The Vanderbilt family’s wealth originated with Cornelius Vanderbilt, who was born in 1794 to a relatively poor family. When he was 16, he began operating his own ferry service on Staten Island, which he eventually grew into a massive transportation empire that consisted of steamboats, steamships, and railroads. By the time he died in 1877 at the age of 82, he had a net worth of about $105 million (over $2.3 billion today), nearly all of which he left to his oldest son, William Henry Vanderbilt. His younger son, Cornelius Jeremiah Vanderbilt, lacked his father’s business skills and squandered money on lavish spending and gambling. Because of this, his father left him a trust fund of just $200,000, which was a sizable amount of money for the time but just a fraction of a percent of his father’s wealth.

The younger Cornelius committed suicide several years later, but for his brother William the situation could not have been any different. While their father had lived relatively modestly, William and his children used their inheritance to build massive mansions along this section of Fifth Avenue, three of which appear in the first photo here.

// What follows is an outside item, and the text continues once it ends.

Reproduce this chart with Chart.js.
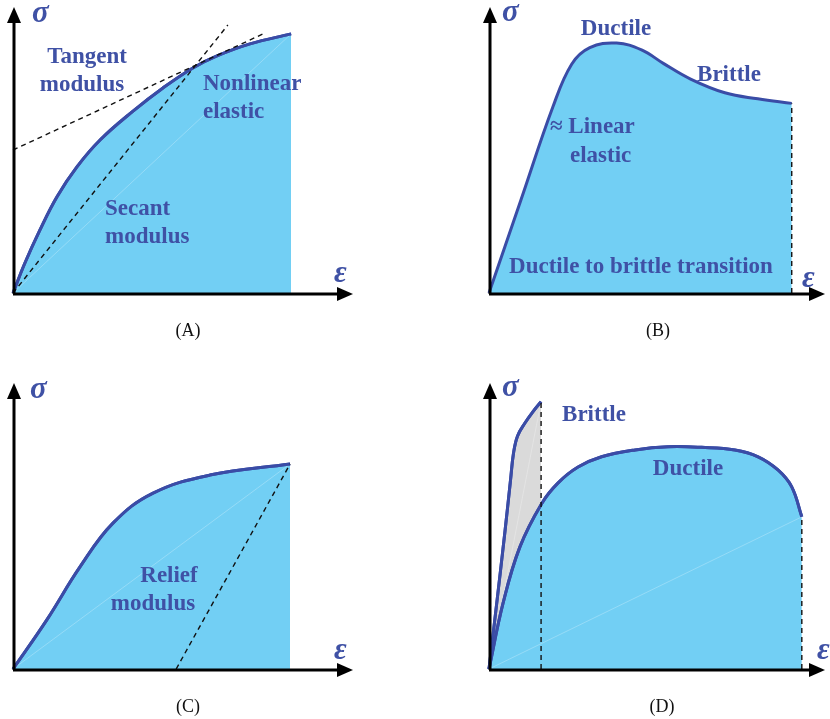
<!DOCTYPE html>
<html>
<head>
<meta charset="utf-8">
<script src="https://cdn.jsdelivr.net/npm/chart.js@4.4.1/dist/chart.umd.min.js"></script>
<style>
  body { margin: 0; background: #fff; }
  #wrap { position: relative; width: 830px; height: 719px; }
  canvas { position: absolute; }
</style>
</head>
<body>
<div id="wrap">
  <canvas id="panelA" width="415" height="360" style="left:0;top:0"></canvas>
  <canvas id="panelB" width="415" height="360" style="left:415px;top:0"></canvas>
  <canvas id="panelC" width="415" height="359" style="left:0;top:360px"></canvas>
  <canvas id="panelD" width="415" height="359" style="left:415px;top:360px"></canvas>
</div>
<script>
// strain / stress in % of axis length
const strainA = [0, 3.5, 7.9, 12.9, 18.8, 25.6, 35.3, 44.1, 52.9, 60.0, 69.7, 81.8];
const stressA = [0, 10.5, 22.0, 33.6, 44.1, 53.5, 63.6, 71.7, 78.7, 82.9, 87.1, 90.6];
const tangentStrain = [0, 74.1];
const tangentStress = [50.0, 90.9];
const secantStrain = [0, 63.2];
const secantStress = [0, 93.7];

const strainB = [0, 9.5, 19.0, 24.6, 30.0, 38.0, 45.4, 52.0, 60.0, 70.2, 80.0, 90.1];
const stressB = [0, 32.5, 65.0, 80.0, 85.8, 87.4, 85.0, 80.2, 74.8, 70.0, 67.9, 66.3];

const strainC = [0, 9.9, 19.7, 29.4, 41.2, 57.9, 81.5];
const stressC = [0, 17.1, 35.7, 51.0, 61.5, 67.8, 71.7];
const reliefStrain = [48.0, 81.5];
const reliefStress = [0, 71.7];

const brittleStrain = [0, 2.4, 4.8, 6.4, 7.3, 8.5, 10.7, 13.1, 15.5];
const brittleStress = [0, 24.0, 48.6, 66.0, 75.5, 81.5, 86.0, 90.0, 93.5];
const ductileStrain = [0, 4.2, 9.2, 15.7, 20.5, 26.5, 33.5, 43.5, 53.3, 63.3, 73.2, 80.1, 86.0, 90.1, 93.1];
const ductileStress = [0, 23.1, 42.7, 57.9, 65.0, 70.6, 74.2, 76.6, 77.7, 77.5, 76.6, 74.2, 69.6, 63.7, 53.2];

const BLUE = '#3a4ca6';
const TEXT = '#3f51a5';
const FILL = '#72cff4';
const GREY = '#dadada';
const LABEL_FONT = 'bold 23px "Liberation Serif", "Times New Roman", serif';
const SYMBOL_FONT = 'bold italic 31px "Liberation Serif", "Times New Roman", serif';
const CAPTION_FONT = '18px "Liberation Serif", "Times New Roman", serif';

function pts(xs, ys) {
  return xs.map((x, i) => ({ x: x, y: ys[i] }));
}
const last = arr => arr[arr.length - 1];

function curve(xs, ys, fillColor) {
  return {
    data: pts(xs, ys),
    borderColor: BLUE,
    borderWidth: 3,
    backgroundColor: fillColor,
    fill: fillColor ? 'origin' : false,
    tension: 0.4,
    pointRadius: 0
  };
}

function dashed(xs, ys) {
  return {
    data: pts(xs, ys),
    borderColor: '#111',
    borderWidth: 1.4,
    borderDash: [5, 4],
    fill: false,
    tension: 0,
    pointRadius: 0
  };
}

// the faint light seam running through the filled area
function seam(xs, ys) {
  return {
    data: [{ x: 0, y: 0 }, { x: last(xs), y: last(ys) }],
    borderColor: 'rgba(255,255,255,0.25)',
    borderWidth: 1,
    fill: false,
    tension: 0,
    pointRadius: 0
  };
}

const arrowAxes = {
  id: 'arrowAxes',
  afterDraw(chart, args, opts) {
    const c = chart.ctx;
    const a = chart.chartArea;
    const ox = a.left + 1, oy = a.bottom + 1;
    c.save();
    c.strokeStyle = '#000';
    c.fillStyle = '#000';
    c.lineWidth = 3;
    c.beginPath();
    c.moveTo(ox, oy);
    c.lineTo(ox, a.top + 14);
    c.moveTo(ox - 1, oy);
    c.lineTo(a.right - 14, oy);
    c.stroke();
    c.beginPath();
    c.moveTo(ox, a.top);
    c.lineTo(ox - 7, a.top + 16);
    c.lineTo(ox + 7, a.top + 16);
    c.closePath();
    c.fill();
    c.beginPath();
    c.moveTo(a.right, oy);
    c.lineTo(a.right - 16, oy - 7);
    c.lineTo(a.right - 16, oy + 7);
    c.closePath();
    c.fill();

    c.textBaseline = 'alphabetic';
    c.fillStyle = TEXT;
    c.font = SYMBOL_FONT;
    c.textAlign = 'left';
    c.fillText('σ', opts.sigma[0], opts.sigma[1]);
    c.fillText('ε', opts.eps[0], opts.eps[1]);

    c.font = LABEL_FONT;
    opts.labels.forEach(l => {
      c.textAlign = l.align || 'center';
      c.fillText(l.text, l.x, l.y);
    });

    c.fillStyle = '#111';
    c.font = CAPTION_FONT;
    c.textAlign = 'center';
    c.fillText(opts.caption[0], opts.caption[1], opts.caption[2]);
    c.restore();
  }
};

function makePanel(id, pad, datasets, deco) {
  return new Chart(document.getElementById(id), {
    type: 'line',
    data: { datasets: datasets },
    options: {
      responsive: false,
      animation: false,
      devicePixelRatio: 1,
      layout: { padding: pad },
      clip: false,
      scales: {
        x: { type: 'linear', min: 0, max: 100, display: false },
        y: { type: 'linear', min: 0, max: 100, display: false }
      },
      plugins: {
        legend: { display: false },
        tooltip: { enabled: false },
        arrowAxes: deco
      }
    },
    plugins: [arrowAxes]
  });
}

makePanel('panelA', { left: 13, top: 7, right: 62, bottom: 67 }, [
  dashed(tangentStrain, tangentStress),
  dashed(secantStrain, secantStress),
  curve(strainA, stressA, null),
  seam(strainA, stressA),
  curve(strainA, stressA, FILL)
], {
  sigma: [32, 22], eps: [334, 282], caption: ['(A)', 188, 336],
  labels: [
    { text: 'Tangent', x: 87, y: 63 },
    { text: 'modulus', x: 82, y: 91 },
    { text: 'Nonlinear', x: 203, y: 90, align: 'left' },
    { text: 'elastic', x: 203, y: 118, align: 'left' },
    { text: 'Secant', x: 105, y: 215, align: 'left' },
    { text: 'modulus', x: 105, y: 243, align: 'left' }
  ]
});

makePanel('panelB', { left: 74, top: 7, right: 5, bottom: 67 }, [
  dashed([last(strainB), last(strainB)], [0, last(stressB)]),
  curve(strainB, stressB, FILL)
], {
  sigma: [87, 21], eps: [387, 287], caption: ['(B)', 243, 336],
  labels: [
    { text: 'Ductile', x: 201, y: 35 },
    { text: 'Brittle', x: 314, y: 81 },
    { text: '≈ Linear', x: 135, y: 133, align: 'left' },
    { text: 'elastic', x: 155, y: 162, align: 'left' },
    { text: 'Ductile to brittle transition', x: 226, y: 273 }
  ]
});

makePanel('panelC', { left: 13, top: 23, right: 62, bottom: 50 }, [
  dashed(reliefStrain, reliefStress),
  curve(strainC, stressC, null),
  seam(strainC, stressC),
  curve(strainC, stressC, FILL)
], {
  sigma: [30, 38], eps: [334, 299], caption: ['(C)', 188, 352],
  labels: [
    { text: 'Relief', x: 169, y: 222 },
    { text: 'modulus', x: 153, y: 250 }
  ]
});

makePanel('panelD', { left: 74, top: 23, right: 5, bottom: 50 }, [
  dashed([last(brittleStrain), last(brittleStrain)], [0, last(brittleStress)]),
  dashed([last(ductileStrain), last(ductileStrain)], [0, last(ductileStress)]),
  curve(ductileStrain, ductileStress, null),
  seam(ductileStrain, ductileStress),
  curve(ductileStrain, ductileStress, FILL),
  curve(brittleStrain, brittleStress, null),
  seam(brittleStrain, brittleStress),
  curve(brittleStrain, brittleStress, GREY)
], {
  sigma: [87, 36], eps: [402, 299], caption: ['(D)', 247, 352],
  labels: [
    { text: 'Brittle', x: 179, y: 61 },
    { text: 'Ductile', x: 273, y: 115 }
  ]
});
</script>
</body>
</html>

On the left side of the photo is the Triple Palace, which consisted of three attached houses that occupied the entire block on the west side of the street between 51st and 52nd Streets. In this view, they appear to be two separate houses, but they were joined together in the back. William lived in the one on the left, and the section to the right was divided into two units, with his daughters Margaret and Emily living on the left and right sides, respectively. The family moved into the houses in 1881, although they were not completely finished until 1883. William had little time to enjoy it though; he died of a stroke just two years later, and after his wife’s death in 1896 their youngest son, George Washington Vanderbilt II, inherited the 58-room house.

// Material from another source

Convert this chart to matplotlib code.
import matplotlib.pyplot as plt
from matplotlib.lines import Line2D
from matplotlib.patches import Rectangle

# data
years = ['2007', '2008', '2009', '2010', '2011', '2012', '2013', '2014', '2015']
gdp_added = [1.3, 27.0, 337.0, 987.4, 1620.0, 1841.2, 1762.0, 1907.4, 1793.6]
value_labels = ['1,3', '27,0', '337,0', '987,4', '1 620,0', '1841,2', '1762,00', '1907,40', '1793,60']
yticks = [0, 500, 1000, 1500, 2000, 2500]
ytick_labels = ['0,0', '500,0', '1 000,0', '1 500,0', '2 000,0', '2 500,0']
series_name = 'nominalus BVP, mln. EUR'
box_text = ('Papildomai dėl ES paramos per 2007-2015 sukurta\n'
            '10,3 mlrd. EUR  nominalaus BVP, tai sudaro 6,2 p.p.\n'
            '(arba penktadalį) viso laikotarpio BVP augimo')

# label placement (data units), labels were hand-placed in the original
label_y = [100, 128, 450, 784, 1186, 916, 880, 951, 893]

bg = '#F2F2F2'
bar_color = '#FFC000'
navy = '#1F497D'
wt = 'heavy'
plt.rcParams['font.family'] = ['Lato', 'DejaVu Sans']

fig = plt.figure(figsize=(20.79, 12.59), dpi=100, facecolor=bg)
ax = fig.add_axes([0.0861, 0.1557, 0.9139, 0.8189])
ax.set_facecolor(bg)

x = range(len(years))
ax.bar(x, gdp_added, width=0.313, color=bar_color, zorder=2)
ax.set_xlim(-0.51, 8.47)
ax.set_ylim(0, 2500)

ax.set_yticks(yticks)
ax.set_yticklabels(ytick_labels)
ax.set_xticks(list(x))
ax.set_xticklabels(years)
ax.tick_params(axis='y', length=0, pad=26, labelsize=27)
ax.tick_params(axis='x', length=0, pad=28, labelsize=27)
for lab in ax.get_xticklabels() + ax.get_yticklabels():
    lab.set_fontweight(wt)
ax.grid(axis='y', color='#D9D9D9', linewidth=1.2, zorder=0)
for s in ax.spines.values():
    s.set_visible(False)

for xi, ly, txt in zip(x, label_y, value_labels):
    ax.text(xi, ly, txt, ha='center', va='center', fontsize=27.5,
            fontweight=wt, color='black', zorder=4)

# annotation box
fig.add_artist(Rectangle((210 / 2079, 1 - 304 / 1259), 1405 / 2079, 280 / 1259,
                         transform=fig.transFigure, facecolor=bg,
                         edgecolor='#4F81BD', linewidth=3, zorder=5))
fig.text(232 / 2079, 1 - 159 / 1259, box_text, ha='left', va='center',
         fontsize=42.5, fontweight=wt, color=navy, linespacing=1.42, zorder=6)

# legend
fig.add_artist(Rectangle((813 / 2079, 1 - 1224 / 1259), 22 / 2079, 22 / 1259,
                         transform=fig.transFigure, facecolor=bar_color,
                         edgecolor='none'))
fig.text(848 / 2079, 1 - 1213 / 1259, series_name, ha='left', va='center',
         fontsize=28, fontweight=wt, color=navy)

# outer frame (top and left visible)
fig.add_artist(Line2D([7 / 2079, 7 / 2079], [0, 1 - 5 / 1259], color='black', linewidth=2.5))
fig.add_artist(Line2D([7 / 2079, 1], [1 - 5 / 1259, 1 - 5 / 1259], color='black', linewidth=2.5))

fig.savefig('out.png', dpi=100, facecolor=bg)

The other Vanderbilt mansion in this scene is the house just to the right of the center of the photo, at the corner of 52nd Street. Known as the Petit Chateau, it was built in 1882 by William’s second-oldest son William Kissam Vanderbilt and his wife Alva Erskine Smith. They divorced in 1895, with Alva claiming infidelity. She received over $10 million (nearly $300 million today) plus substantial property, but William kept the Petit Chateau and lived here until his death in 1920.

When the first photo was taken, the mansions were barely 20 years old, but Fifth Avenue was already changing. The Petit Chateau was sold and demolished in the late 1920s, and the right side of the Triple Palace, where Margaret and Emily had lived, appears to have been demolished around the same time. By the 1940s, William H. Vanderbilt’s house on the far left was the only one remaining. His grandson, Cornelius Vanderbilt III, lived here with his wife Grace for many years, and even after the area became entirely commercial they still declined all offers from developers. Finally, he sold the house to the Astor family in 1940. They continued to live here until his death in 1942, and three years later the house was demolished.